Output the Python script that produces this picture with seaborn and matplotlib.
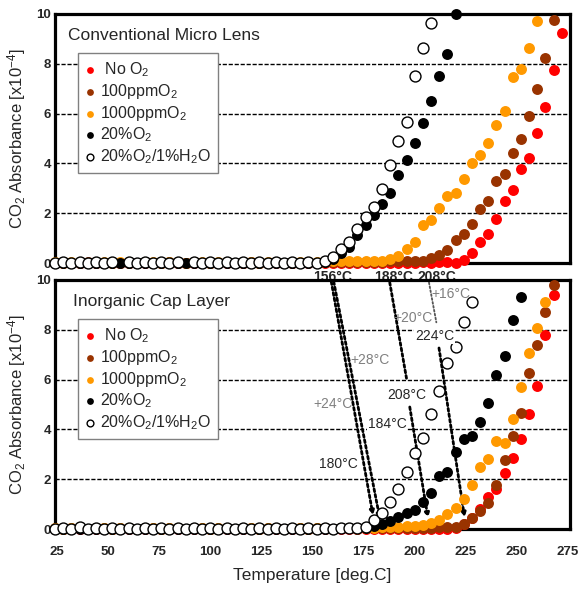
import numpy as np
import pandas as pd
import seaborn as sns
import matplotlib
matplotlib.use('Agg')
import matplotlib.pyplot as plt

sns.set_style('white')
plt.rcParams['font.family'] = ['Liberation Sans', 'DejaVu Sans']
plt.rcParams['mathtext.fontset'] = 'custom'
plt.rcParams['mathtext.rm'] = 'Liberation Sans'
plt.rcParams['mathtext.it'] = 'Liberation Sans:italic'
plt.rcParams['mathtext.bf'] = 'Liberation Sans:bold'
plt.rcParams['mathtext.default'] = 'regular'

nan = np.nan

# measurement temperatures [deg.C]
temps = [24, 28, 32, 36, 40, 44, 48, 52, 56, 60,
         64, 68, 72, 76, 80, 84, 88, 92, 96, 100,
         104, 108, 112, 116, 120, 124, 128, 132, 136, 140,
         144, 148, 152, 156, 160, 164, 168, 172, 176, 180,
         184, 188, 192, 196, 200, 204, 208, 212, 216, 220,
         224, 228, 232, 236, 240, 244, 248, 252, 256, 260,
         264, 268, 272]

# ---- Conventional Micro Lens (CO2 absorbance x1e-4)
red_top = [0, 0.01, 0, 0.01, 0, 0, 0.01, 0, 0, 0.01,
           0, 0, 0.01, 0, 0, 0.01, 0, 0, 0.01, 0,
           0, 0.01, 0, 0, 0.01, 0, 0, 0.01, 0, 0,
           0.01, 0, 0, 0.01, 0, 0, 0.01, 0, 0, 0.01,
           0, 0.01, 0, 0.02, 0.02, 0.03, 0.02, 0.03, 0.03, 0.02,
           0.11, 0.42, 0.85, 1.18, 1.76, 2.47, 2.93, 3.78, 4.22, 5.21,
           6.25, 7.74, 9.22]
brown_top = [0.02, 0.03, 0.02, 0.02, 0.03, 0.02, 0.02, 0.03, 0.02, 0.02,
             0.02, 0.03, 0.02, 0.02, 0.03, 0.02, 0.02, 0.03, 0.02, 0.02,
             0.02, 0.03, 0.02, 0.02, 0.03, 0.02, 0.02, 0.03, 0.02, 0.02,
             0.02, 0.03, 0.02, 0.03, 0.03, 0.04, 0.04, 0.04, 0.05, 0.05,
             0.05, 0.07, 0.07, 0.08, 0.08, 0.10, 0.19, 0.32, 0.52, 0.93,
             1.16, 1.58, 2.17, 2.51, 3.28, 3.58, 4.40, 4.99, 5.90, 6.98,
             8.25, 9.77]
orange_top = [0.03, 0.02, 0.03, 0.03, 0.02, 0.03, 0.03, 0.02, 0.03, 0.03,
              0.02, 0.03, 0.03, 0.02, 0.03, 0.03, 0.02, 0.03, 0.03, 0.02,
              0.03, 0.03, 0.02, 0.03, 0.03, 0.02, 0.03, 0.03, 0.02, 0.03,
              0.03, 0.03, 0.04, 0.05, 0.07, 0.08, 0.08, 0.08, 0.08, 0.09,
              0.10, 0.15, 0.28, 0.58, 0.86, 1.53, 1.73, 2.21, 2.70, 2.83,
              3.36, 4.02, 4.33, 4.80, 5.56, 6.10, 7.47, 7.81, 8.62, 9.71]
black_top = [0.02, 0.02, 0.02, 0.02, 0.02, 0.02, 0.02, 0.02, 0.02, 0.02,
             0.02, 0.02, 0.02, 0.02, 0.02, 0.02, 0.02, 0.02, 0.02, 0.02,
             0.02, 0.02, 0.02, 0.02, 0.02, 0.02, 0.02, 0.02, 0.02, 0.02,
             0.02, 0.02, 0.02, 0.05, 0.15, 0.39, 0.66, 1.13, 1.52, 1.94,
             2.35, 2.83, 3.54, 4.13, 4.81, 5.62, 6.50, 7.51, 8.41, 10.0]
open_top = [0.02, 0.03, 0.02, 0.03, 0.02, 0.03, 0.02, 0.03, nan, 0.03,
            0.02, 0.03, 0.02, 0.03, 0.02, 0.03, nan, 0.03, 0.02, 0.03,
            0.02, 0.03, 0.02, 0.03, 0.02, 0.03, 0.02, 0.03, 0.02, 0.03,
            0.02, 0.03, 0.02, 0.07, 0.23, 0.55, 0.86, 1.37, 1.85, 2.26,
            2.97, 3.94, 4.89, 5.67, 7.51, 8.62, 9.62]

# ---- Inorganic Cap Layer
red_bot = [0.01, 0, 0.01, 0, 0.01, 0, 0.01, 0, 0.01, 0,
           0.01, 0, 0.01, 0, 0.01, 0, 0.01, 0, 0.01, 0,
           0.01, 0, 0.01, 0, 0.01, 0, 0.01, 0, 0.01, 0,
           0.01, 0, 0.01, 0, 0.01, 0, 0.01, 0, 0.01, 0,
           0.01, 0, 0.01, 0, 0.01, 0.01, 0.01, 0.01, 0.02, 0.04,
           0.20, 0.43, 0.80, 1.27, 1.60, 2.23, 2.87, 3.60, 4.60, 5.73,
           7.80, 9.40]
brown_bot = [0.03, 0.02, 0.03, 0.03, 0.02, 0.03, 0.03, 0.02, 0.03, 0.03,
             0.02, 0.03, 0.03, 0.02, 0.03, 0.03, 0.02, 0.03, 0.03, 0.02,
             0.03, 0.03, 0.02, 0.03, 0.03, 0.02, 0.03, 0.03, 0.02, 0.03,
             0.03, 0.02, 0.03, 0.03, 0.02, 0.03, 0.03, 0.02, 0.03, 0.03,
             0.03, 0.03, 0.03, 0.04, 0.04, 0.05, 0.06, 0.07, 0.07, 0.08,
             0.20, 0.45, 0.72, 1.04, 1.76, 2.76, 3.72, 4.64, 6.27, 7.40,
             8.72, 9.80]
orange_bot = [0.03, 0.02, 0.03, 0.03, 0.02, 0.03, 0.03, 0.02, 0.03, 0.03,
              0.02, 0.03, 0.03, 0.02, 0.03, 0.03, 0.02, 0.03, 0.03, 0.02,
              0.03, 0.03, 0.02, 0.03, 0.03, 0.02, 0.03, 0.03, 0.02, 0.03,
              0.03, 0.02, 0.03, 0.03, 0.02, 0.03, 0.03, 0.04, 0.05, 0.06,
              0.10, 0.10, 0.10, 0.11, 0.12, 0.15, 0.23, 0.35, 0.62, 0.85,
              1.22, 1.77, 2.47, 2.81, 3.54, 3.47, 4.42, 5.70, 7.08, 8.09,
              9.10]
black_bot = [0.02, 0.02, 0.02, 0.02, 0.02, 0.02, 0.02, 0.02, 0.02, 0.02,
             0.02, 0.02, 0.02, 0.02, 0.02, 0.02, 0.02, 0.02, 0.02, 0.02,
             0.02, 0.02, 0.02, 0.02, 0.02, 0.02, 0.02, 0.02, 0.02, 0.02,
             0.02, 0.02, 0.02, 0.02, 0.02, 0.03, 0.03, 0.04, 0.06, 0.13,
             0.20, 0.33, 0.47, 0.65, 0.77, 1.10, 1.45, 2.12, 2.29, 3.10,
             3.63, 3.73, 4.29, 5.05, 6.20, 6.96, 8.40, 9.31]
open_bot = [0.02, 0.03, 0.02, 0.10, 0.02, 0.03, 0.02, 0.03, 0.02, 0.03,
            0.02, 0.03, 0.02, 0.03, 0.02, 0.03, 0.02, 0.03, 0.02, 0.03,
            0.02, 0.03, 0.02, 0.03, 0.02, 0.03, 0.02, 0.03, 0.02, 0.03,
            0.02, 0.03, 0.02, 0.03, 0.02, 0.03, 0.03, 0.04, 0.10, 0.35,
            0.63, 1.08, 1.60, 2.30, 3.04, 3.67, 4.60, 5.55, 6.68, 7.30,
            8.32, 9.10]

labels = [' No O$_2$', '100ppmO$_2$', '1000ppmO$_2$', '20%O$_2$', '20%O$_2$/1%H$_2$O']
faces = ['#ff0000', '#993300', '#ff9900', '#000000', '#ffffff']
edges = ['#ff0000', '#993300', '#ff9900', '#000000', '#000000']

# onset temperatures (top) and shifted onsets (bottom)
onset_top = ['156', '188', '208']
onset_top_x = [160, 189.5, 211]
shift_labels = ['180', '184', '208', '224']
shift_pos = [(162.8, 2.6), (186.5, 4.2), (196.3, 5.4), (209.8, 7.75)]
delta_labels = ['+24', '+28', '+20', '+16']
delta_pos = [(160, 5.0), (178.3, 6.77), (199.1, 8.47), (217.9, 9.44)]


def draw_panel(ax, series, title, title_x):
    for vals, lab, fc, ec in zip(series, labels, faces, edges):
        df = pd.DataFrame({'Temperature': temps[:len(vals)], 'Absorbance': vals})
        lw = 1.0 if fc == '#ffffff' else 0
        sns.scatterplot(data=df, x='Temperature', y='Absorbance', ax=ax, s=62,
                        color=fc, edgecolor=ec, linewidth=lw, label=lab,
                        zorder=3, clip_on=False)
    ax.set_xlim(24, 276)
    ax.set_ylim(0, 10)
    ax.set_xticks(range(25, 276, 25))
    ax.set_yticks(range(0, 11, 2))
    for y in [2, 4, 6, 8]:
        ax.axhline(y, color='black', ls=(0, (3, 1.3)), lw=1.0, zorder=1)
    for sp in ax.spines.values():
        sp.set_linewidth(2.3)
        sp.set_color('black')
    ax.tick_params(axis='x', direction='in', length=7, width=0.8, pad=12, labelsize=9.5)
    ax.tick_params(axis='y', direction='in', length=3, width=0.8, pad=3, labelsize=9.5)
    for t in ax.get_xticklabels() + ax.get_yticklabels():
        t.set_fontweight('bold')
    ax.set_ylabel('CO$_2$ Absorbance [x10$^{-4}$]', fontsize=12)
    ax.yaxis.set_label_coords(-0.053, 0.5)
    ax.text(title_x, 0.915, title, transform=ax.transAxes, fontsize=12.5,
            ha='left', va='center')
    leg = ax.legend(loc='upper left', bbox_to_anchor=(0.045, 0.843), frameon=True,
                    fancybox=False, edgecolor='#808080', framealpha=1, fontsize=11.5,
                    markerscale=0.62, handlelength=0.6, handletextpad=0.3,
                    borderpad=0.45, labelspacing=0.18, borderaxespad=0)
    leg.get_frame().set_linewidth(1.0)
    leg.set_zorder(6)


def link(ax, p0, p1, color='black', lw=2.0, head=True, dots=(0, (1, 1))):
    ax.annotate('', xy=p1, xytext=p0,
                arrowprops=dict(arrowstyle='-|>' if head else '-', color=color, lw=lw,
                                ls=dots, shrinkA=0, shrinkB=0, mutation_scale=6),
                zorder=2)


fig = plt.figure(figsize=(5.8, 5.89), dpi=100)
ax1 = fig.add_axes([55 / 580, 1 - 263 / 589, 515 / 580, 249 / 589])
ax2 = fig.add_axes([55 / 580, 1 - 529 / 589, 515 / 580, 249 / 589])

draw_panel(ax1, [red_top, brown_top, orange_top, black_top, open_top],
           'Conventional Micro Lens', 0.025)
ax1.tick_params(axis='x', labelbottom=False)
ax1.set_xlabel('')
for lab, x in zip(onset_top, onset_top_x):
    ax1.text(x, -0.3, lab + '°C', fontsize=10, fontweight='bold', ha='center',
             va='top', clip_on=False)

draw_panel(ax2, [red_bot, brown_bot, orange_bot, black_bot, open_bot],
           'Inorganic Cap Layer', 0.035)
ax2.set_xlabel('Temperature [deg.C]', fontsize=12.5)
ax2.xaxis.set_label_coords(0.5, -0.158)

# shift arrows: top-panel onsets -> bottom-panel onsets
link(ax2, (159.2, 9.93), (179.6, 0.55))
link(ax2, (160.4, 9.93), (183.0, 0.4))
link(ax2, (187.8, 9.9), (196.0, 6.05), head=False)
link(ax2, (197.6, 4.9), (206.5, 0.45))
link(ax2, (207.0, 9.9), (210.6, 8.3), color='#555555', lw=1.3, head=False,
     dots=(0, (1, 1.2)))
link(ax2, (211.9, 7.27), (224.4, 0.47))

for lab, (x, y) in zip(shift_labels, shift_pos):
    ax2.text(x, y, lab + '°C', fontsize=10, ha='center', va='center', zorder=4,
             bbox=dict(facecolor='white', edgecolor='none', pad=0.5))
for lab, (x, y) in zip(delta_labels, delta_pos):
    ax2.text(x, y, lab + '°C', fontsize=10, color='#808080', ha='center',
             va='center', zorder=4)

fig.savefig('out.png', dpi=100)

-*-*-

**REQUIRED WORK**
Every line from the start of the listing above through the line with "264, 268, 272]" should be repeated exactly; skip the pictures and add nothing else.

**RESULT OF THIS EXERCISE**
Output the Python script that produces this picture with seaborn and matplotlib.
import numpy as np
import pandas as pd
import seaborn as sns
import matplotlib
matplotlib.use('Agg')
import matplotlib.pyplot as plt

sns.set_style('white')
plt.rcParams['font.family'] = ['Liberation Sans', 'DejaVu Sans']
plt.rcParams['mathtext.fontset'] = 'custom'
plt.rcParams['mathtext.rm'] = 'Liberation Sans'
plt.rcParams['mathtext.it'] = 'Liberation Sans:italic'
plt.rcParams['mathtext.bf'] = 'Liberation Sans:bold'
plt.rcParams['mathtext.default'] = 'regular'

nan = np.nan

# measurement temperatures [deg.C]
temps = [24, 28, 32, 36, 40, 44, 48, 52, 56, 60,
         64, 68, 72, 76, 80, 84, 88, 92, 96, 100,
         104, 108, 112, 116, 120, 124, 128, 132, 136, 140,
         144, 148, 152, 156, 160, 164, 168, 172, 176, 180,
         184, 188, 192, 196, 200, 204, 208, 212, 216, 220,
         224, 228, 232, 236, 240, 244, 248, 252, 256, 260,
         264, 268, 272]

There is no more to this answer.